──────── DATA SHOWN ────────

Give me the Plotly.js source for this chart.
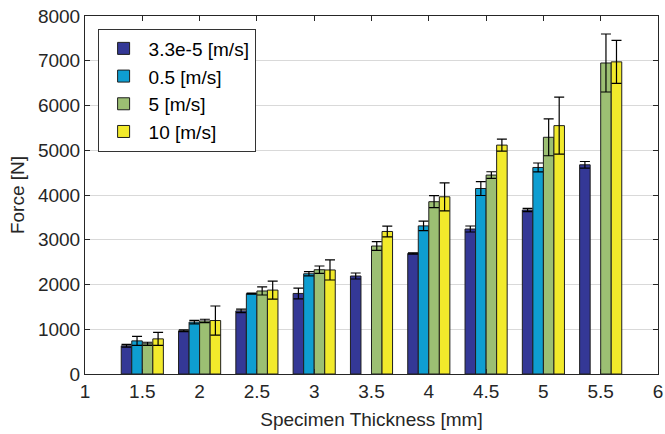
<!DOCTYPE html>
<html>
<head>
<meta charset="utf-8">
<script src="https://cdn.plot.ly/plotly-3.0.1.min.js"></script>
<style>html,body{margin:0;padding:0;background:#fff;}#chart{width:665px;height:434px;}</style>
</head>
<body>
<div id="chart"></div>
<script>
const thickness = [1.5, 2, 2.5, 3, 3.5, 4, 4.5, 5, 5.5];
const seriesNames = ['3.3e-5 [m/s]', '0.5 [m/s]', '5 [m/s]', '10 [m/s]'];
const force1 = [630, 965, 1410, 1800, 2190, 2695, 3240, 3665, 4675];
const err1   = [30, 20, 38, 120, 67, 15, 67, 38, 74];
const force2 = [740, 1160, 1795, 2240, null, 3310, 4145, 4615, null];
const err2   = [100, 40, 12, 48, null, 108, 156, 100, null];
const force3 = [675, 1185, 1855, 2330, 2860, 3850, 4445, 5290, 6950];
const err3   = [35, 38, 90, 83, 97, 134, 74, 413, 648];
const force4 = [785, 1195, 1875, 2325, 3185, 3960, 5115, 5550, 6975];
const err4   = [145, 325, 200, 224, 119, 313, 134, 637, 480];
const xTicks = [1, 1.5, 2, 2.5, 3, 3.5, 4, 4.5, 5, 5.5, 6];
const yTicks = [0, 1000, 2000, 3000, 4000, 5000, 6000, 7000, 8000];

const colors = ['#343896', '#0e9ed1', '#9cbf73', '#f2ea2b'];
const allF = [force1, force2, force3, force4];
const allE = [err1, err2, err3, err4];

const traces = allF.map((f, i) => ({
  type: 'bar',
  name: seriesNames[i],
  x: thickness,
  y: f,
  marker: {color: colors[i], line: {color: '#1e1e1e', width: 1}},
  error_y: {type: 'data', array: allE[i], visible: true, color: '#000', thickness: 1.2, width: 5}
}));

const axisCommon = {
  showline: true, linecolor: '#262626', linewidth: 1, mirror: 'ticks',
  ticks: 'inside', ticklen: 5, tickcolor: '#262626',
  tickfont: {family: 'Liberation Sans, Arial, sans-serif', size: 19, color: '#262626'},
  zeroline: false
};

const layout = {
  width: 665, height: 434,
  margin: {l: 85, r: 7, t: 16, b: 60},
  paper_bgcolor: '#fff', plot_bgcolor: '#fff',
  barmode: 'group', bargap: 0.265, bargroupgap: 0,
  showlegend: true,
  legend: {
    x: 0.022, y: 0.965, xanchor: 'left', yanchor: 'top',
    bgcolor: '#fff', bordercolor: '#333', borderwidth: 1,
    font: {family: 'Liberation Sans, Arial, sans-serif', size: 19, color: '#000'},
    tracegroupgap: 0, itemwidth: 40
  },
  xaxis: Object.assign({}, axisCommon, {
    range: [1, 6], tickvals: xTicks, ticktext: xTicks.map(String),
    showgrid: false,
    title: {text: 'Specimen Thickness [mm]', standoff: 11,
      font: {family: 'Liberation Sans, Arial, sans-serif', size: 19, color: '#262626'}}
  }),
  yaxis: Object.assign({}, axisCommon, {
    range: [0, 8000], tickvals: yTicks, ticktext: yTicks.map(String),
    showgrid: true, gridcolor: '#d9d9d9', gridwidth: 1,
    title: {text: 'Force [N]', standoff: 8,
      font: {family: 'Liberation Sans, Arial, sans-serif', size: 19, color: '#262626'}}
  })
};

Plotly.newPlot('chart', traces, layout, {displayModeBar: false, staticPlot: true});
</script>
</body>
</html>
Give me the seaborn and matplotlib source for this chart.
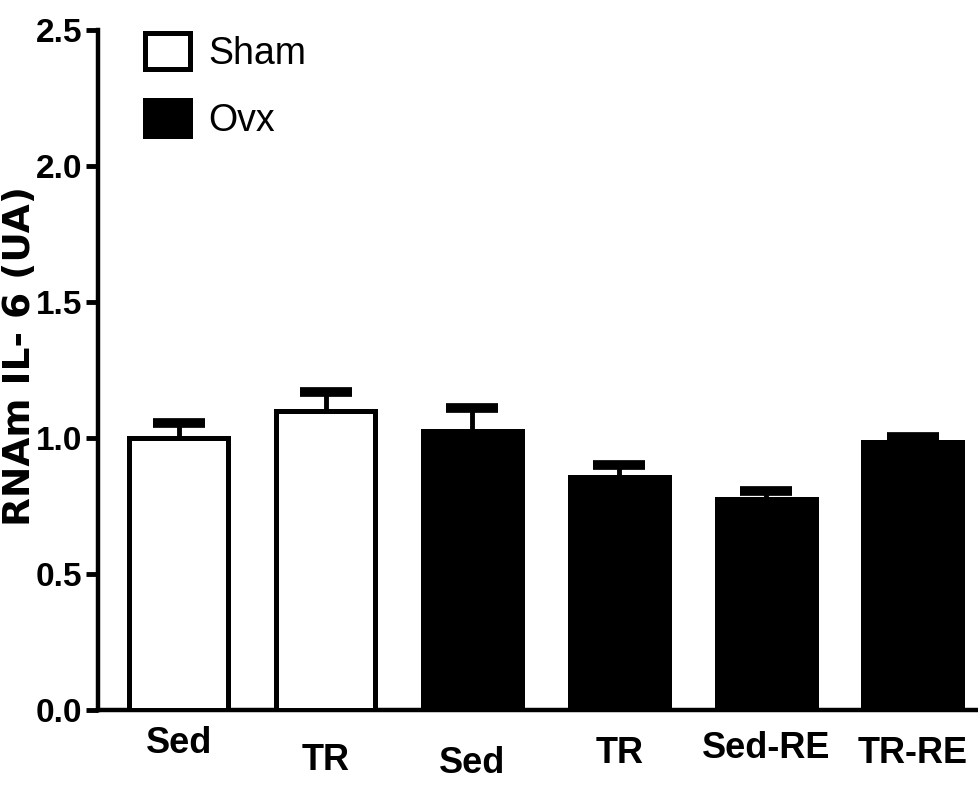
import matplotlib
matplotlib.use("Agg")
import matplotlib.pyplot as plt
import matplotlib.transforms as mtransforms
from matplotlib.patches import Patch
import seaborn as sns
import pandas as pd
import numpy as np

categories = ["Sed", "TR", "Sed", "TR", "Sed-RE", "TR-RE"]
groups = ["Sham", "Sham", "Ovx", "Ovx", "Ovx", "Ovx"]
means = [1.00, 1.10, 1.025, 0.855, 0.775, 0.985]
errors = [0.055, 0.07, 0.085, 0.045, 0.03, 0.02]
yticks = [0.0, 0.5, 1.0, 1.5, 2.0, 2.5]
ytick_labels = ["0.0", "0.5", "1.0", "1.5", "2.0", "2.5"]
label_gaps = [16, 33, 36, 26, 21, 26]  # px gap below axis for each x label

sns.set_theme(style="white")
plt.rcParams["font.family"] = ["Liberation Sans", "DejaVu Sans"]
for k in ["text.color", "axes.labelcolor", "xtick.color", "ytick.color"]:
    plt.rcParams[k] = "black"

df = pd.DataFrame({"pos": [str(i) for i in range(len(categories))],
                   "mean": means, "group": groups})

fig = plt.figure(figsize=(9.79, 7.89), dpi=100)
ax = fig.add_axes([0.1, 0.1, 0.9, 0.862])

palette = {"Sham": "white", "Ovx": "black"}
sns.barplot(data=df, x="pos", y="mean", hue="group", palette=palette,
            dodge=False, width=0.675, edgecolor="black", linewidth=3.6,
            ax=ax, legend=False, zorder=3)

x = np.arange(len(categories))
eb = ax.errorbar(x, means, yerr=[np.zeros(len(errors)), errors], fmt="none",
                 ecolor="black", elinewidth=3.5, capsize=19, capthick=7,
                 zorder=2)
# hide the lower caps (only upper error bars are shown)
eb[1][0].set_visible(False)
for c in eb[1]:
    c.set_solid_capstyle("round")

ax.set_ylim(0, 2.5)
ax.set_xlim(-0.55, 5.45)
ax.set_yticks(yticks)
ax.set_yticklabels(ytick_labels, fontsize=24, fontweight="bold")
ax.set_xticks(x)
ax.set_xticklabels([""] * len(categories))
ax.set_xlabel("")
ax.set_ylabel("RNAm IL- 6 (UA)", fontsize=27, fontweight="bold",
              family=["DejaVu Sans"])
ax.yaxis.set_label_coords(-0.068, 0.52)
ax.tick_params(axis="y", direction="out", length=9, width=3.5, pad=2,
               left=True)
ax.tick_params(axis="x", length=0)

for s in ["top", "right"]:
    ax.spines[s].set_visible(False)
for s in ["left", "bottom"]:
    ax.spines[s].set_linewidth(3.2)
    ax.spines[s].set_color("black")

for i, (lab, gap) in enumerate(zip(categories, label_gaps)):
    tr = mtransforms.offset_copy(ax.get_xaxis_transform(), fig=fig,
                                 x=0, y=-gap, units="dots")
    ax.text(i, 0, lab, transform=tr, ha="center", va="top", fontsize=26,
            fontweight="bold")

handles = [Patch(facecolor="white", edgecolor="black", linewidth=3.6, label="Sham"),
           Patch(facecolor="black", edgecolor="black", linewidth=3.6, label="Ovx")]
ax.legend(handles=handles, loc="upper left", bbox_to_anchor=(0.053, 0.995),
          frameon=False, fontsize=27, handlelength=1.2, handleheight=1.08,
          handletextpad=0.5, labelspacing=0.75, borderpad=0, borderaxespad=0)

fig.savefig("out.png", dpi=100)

────────

PROBLEM STATEMENT. Write out each line again precisely as it appears, skipping every picture.

RESULT BELOW.
Give me the Plotly.js source for this chart.
<!DOCTYPE html>
<html>
<head>
<meta charset="utf-8">
<script src="https://cdn.plot.ly/plotly-3.0.1.min.js"></script>
<style>html,body{margin:0;padding:0;background:#fff;}#chart{width:665px;height:434px;}</style>
</head>
<body>
<div id="chart"></div>
<script>
const thickness = [1.5, 2, 2.5, 3, 3.5, 4, 4.5, 5, 5.5];
const seriesNames = ['3.3e-5 [m/s]', '0.5 [m/s]', '5 [m/s]', '10 [m/s]'];
const force1 = [630, 965, 1410, 1800, 2190, 2695, 3240, 3665, 4675];
const err1   = [30, 20, 38, 120, 67, 15, 67, 38, 74];
const force2 = [740, 1160, 1795, 2240, null, 3310, 4145, 4615, null];
const err2   = [100, 40, 12, 48, null, 108, 156, 100, null];
const force3 = [675, 1185, 1855, 2330, 2860, 3850, 4445, 5290, 6950];
const err3   = [35, 38, 90, 83, 97, 134, 74, 413, 648];
const force4 = [785, 1195, 1875, 2325, 3185, 3960, 5115, 5550, 6975];
const err4   = [145, 325, 200, 224, 119, 313, 134, 637, 480];
const xTicks = [1, 1.5, 2, 2.5, 3, 3.5, 4, 4.5, 5, 5.5, 6];
const yTicks = [0, 1000, 2000, 3000, 4000, 5000, 6000, 7000, 8000];

const colors = ['#343896', '#0e9ed1', '#9cbf73', '#f2ea2b'];
const allF = [force1, force2, force3, force4];
const allE = [err1, err2, err3, err4];

const traces = allF.map((f, i) => ({
  type: 'bar',
  name: seriesNames[i],
  x: thickness,
  y: f,
  marker: {color: colors[i], line: {color: '#1e1e1e', width: 1}},
  error_y: {type: 'data', array: allE[i], visible: true, color: '#000', thickness: 1.2, width: 5}
}));

const axisCommon = {
  showline: true, linecolor: '#262626', linewidth: 1, mirror: 'ticks',
  ticks: 'inside', ticklen: 5, tickcolor: '#262626',
  tickfont: {family: 'Liberation Sans, Arial, sans-serif', size: 19, color: '#262626'},
  zeroline: false
};

const layout = {
  width: 665, height: 434,
  margin: {l: 85, r: 7, t: 16, b: 60},
  paper_bgcolor: '#fff', plot_bgcolor: '#fff',
  barmode: 'group', bargap: 0.265, bargroupgap: 0,
  showlegend: true,
  legend: {
    x: 0.022, y: 0.965, xanchor: 'left', yanchor: 'top',
    bgcolor: '#fff', bordercolor: '#333', borderwidth: 1,
    font: {family: 'Liberation Sans, Arial, sans-serif', size: 19, color: '#000'},
    tracegroupgap: 0, itemwidth: 40
  },
  xaxis: Object.assign({}, axisCommon, {
    range: [1, 6], tickvals: xTicks, ticktext: xTicks.map(String),
    showgrid: false,
    title: {text: 'Specimen Thickness [mm]', standoff: 11,
      font: {family: 'Liberation Sans, Arial, sans-serif', size: 19, color: '#262626'}}
  }),
  yaxis: Object.assign({}, axisCommon, {
    range: [0, 8000], tickvals: yTicks, ticktext: yTicks.map(String),
    showgrid: true, gridcolor: '#d9d9d9', gridwidth: 1,
    title: {text: 'Force [N]', standoff: 8,
      font: {family: 'Liberation Sans, Arial, sans-serif', size: 19, color: '#262626'}}
  })
};

Plotly.newPlot('chart', traces, layout, {displayModeBar: false, staticPlot: true});
</script>
</body>
</html>
Give me the seaborn and matplotlib source for this chart.
import matplotlib
matplotlib.use("Agg")
import matplotlib.pyplot as plt
import matplotlib.transforms as mtransforms
from matplotlib.patches import Patch
import seaborn as sns
import pandas as pd
import numpy as np

categories = ["Sed", "TR", "Sed", "TR", "Sed-RE", "TR-RE"]
groups = ["Sham", "Sham", "Ovx", "Ovx", "Ovx", "Ovx"]
means = [1.00, 1.10, 1.025, 0.855, 0.775, 0.985]
errors = [0.055, 0.07, 0.085, 0.045, 0.03, 0.02]
yticks = [0.0, 0.5, 1.0, 1.5, 2.0, 2.5]
ytick_labels = ["0.0", "0.5", "1.0", "1.5", "2.0", "2.5"]
label_gaps = [16, 33, 36, 26, 21, 26]  # px gap below axis for each x label

sns.set_theme(style="white")
plt.rcParams["font.family"] = ["Liberation Sans", "DejaVu Sans"]
for k in ["text.color", "axes.labelcolor", "xtick.color", "ytick.color"]:
    plt.rcParams[k] = "black"

df = pd.DataFrame({"pos": [str(i) for i in range(len(categories))],
                   "mean": means, "group": groups})

fig = plt.figure(figsize=(9.79, 7.89), dpi=100)
ax = fig.add_axes([0.1, 0.1, 0.9, 0.862])

palette = {"Sham": "white", "Ovx": "black"}
sns.barplot(data=df, x="pos", y="mean", hue="group", palette=palette,
            dodge=False, width=0.675, edgecolor="black", linewidth=3.6,
            ax=ax, legend=False, zorder=3)

x = np.arange(len(categories))
eb = ax.errorbar(x, means, yerr=[np.zeros(len(errors)), errors], fmt="none",
                 ecolor="black", elinewidth=3.5, capsize=19, capthick=7,
                 zorder=2)
# hide the lower caps (only upper error bars are shown)
eb[1][0].set_visible(False)
for c in eb[1]:
    c.set_solid_capstyle("round")

ax.set_ylim(0, 2.5)
ax.set_xlim(-0.55, 5.45)
ax.set_yticks(yticks)
ax.set_yticklabels(ytick_labels, fontsize=24, fontweight="bold")
ax.set_xticks(x)
ax.set_xticklabels([""] * len(categories))
ax.set_xlabel("")
ax.set_ylabel("RNAm IL- 6 (UA)", fontsize=27, fontweight="bold",
              family=["DejaVu Sans"])
ax.yaxis.set_label_coords(-0.068, 0.52)
ax.tick_params(axis="y", direction="out", length=9, width=3.5, pad=2,
               left=True)
ax.tick_params(axis="x", length=0)

for s in ["top", "right"]:
    ax.spines[s].set_visible(False)
for s in ["left", "bottom"]:
    ax.spines[s].set_linewidth(3.2)
    ax.spines[s].set_color("black")

for i, (lab, gap) in enumerate(zip(categories, label_gaps)):
    tr = mtransforms.offset_copy(ax.get_xaxis_transform(), fig=fig,
                                 x=0, y=-gap, units="dots")
    ax.text(i, 0, lab, transform=tr, ha="center", va="top", fontsize=26,
            fontweight="bold")

handles = [Patch(facecolor="white", edgecolor="black", linewidth=3.6, label="Sham"),
           Patch(facecolor="black", edgecolor="black", linewidth=3.6, label="Ovx")]
ax.legend(handles=handles, loc="upper left", bbox_to_anchor=(0.053, 0.995),
          frameon=False, fontsize=27, handlelength=1.2, handleheight=1.08,
          handletextpad=0.5, labelspacing=0.75, borderpad=0, borderaxespad=0)

fig.savefig("out.png", dpi=100)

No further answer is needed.